Já escutei muita gente a falar e o contrário, também. O Pepetela ou o Manuel Rui Monteiro, o José Saramago ou a Toni Morrison, a Milena Busquets ou o Felipe González, o Achille Mbembe ou o Sami Tchak, o François Hollande ou o Papa Bento XVI: numa sala de aulas da Faculdade de Arquitectura da Universidade Agostinho Neto, em Luanda ou numa missa na Esplanade des Invalides, a falar sobre Kapuscinski ou a apresentar o seu livro "También esto pasara”, numa recepção na Embaixada da Polónia ou à saída de uma casa de banho, na sede da UNESCO, no Centro George Pompidouou na Universidade Alfonso X El Sabio, na Villanueva de La Cañada,entre outras circunstâncias, escutei-os todos eles a falarem,cara-a-cara e à viva voz para que, de uma vez por todas, entendesse o valor da vida que vivemos.

Até 1990, durante a nossa rotina quotidiana escutávamos um número muito limitado de pessoas, basicamente aquelas com quem nos cruzássemos, descontando já os que ouvíamos de relance, que ouvíamos a gritar, que ouvíamos num programa de rádio ou de televisão local, se os víssemos.
Com o surgimento da Internet e o giro de trezentos e sessenta graus dado pelo mundo, depois de 1995, escutamos demasiada gente, ouvimos a falar muitas mais e, em ambos os casos, nem precisamos cruzar com elas.
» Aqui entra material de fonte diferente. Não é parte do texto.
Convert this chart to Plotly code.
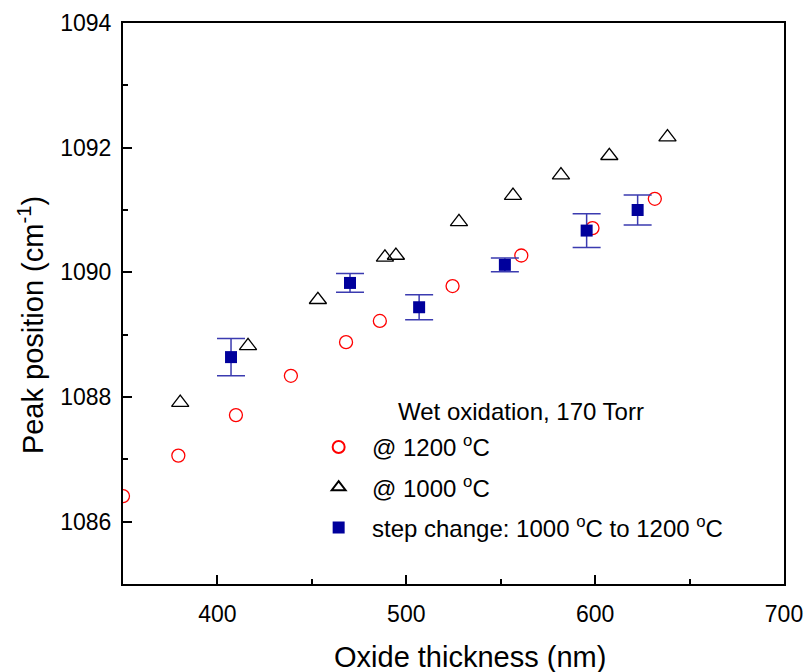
import plotly.graph_objects as go

# 1200 C wet oxidation
x_1200 = [350.0, 379.3, 409.8, 438.9, 468.1, 486.0, 524.5, 560.9, 598.6, 631.6]
y_1200 = [1086.41, 1087.06, 1087.71, 1088.34, 1088.88, 1089.22, 1089.78, 1090.27, 1090.71, 1091.18]

# 1000 C wet oxidation
x_1000 = [380.3, 416.2, 453.2, 488.7, 494.5, 527.9, 556.5, 581.9, 607.5, 638.3]
y_1000 = [1087.91, 1088.82, 1089.56, 1090.24, 1090.27, 1090.81, 1091.23, 1091.56, 1091.87, 1092.17]

# step change 1000 C -> 1200 C
x_step = [407.2, 470.2, 506.8, 552.2, 595.5, 622.5]
y_step = [1088.64, 1089.83, 1089.44, 1090.12, 1090.67, 1091.00]
e_step = [0.30, 0.15, 0.20, 0.11, 0.27, 0.24]

FONT = "Liberation Sans, Arial, sans-serif"
NB = "\u00a0\u00a0"

fig = go.Figure()
fig.add_trace(go.Scatter(
    x=x_1200, y=y_1200, mode="markers", name=NB + "@ 1200 <sup>o</sup>C",
    legendgroup="a",
    marker=dict(symbol="circle-open", size=13, color="#FF0000", line=dict(width=1.3, color="#FF0000"))))
fig.add_trace(go.Scatter(
    x=x_1000, y=y_1000, mode="markers", name=NB + "@ 1000 <sup>o</sup>C",
    legendgroup="b",
    marker=dict(symbol="triangle-up-open", size=15, color="#000000", line=dict(width=1.3, color="#000000"))))
fig.add_trace(go.Scatter(
    x=x_step, y=y_step, mode="markers", name=NB + "step change: 1000 <sup>o</sup>C to 1200 <sup>o</sup>C",
    legendgroup="c",
    marker=dict(symbol="square", size=12, color="#00009C"),
    error_y=dict(type="data", array=e_step, visible=True, color="#3B3BB0", thickness=1.5, width=14)))

axis_common = dict(
    showline=True, linecolor="black", linewidth=2, mirror=True,
    ticks="inside", ticklen=9, tickwidth=2, tickcolor="black",
    showgrid=False, zeroline=False, automargin=False,
    tickfont=dict(family=FONT, size=23, color="black"),
)

fig.update_xaxes(range=[350, 700], dtick=100, tick0=400, ticklabelstandoff=8,
                 minor=dict(ticks="inside", ticklen=5, tickwidth=2, dtick=50, tickcolor="black"),
                 **axis_common)
fig.update_yaxes(range=[1085, 1094], dtick=2, tick0=1086, ticklabelstandoff=5,
                 minor=dict(ticks="inside", ticklen=5, tickwidth=2, dtick=1, tickcolor="black"),
                 **axis_common)

fig.add_annotation(text="Oxide thickness (nm)", xref="paper", yref="paper",
                   x=0.525, y=-0.130, xanchor="center", yanchor="middle", showarrow=False,
                   font=dict(family=FONT, size=29, color="black"))
fig.add_annotation(text="Peak position (cm<sup>-1</sup>)", xref="paper", yref="paper",
                   x=-0.139, y=0.4617, xanchor="center", yanchor="middle", showarrow=False,
                   textangle=-90, font=dict(family=FONT, size=29, color="black"))
fig.add_annotation(text="Wet oxidation, 170 Torr", xref="paper", yref="paper",
                   x=0.413, y=0.3066, xanchor="left", yanchor="middle", showarrow=False,
                   font=dict(family=FONT, size=24, color="black"))

fig.update_layout(
    width=808, height=672,
    margin=dict(l=123, r=24, t=23, b=88, autoexpand=False),
    paper_bgcolor="white", plot_bgcolor="white",
    font=dict(family=FONT, color="black"),
    showlegend=True,
    legend=dict(x=0.296, y=0.2835, xanchor="left", yanchor="top",
                bgcolor="rgba(0,0,0,0)", borderwidth=0,
                font=dict(family=FONT, size=24, color="black"),
                traceorder="grouped", tracegroupgap=6, itemsizing="constant"),
)

fig.write_html("out.html", config={"displayModeBar": False},
               post_script="document.body.style.margin='0';document.body.style.overflow='hidden';")
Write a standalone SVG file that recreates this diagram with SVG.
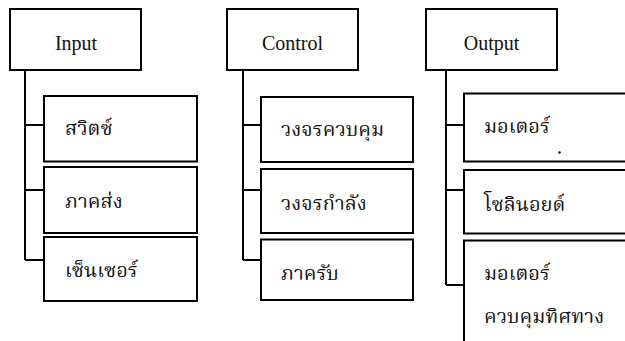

Mas, também, abundam, proliferam e prosperam os charlatães e os impostores, sob o olhar silencioso dos que não se querem meter em problemas, - como se isso fosse possível -.

Quem fala e quem escuta podem estar em qualquer parte e podem nos falar sobre mais diversos assuntos: há quem adora tanto os podcasts que termina por montar um, enquanto outros, provavelmente os mais avisados, optaram por falar utilizando imagens. Nunca a humanidade teve tanta gente a falar e gente a escutar ao mesmo tempo.

 Existem infinitas maneiras de falar e o mesmo número de formas de escutar: se existir muito ruído é possível que todos falem e ninguém escute nem entenda nada, ou, pior ainda, que todos oiçam, mas ninguém perceba nada tão bem como precisaria, ninguém aja nem mexa sequer um dedo mendinho, que abundem os seres petrificados pelo barulho e pelo belo caos que há em nós.

Precisamos de menos ruídos no espaço público – organizar, animar e estimular muitos mais debates e conversas entre jornalistas e especialistas bem documentados e com opinião autorizada, reforçando a importância do contraditório, da réplica e do direito de resposta -para que possamos deixar todo o mundo falar, saber quem diz o quê, porquê, para quê e o que for necessário. Talvez assim nos entendamos melhor!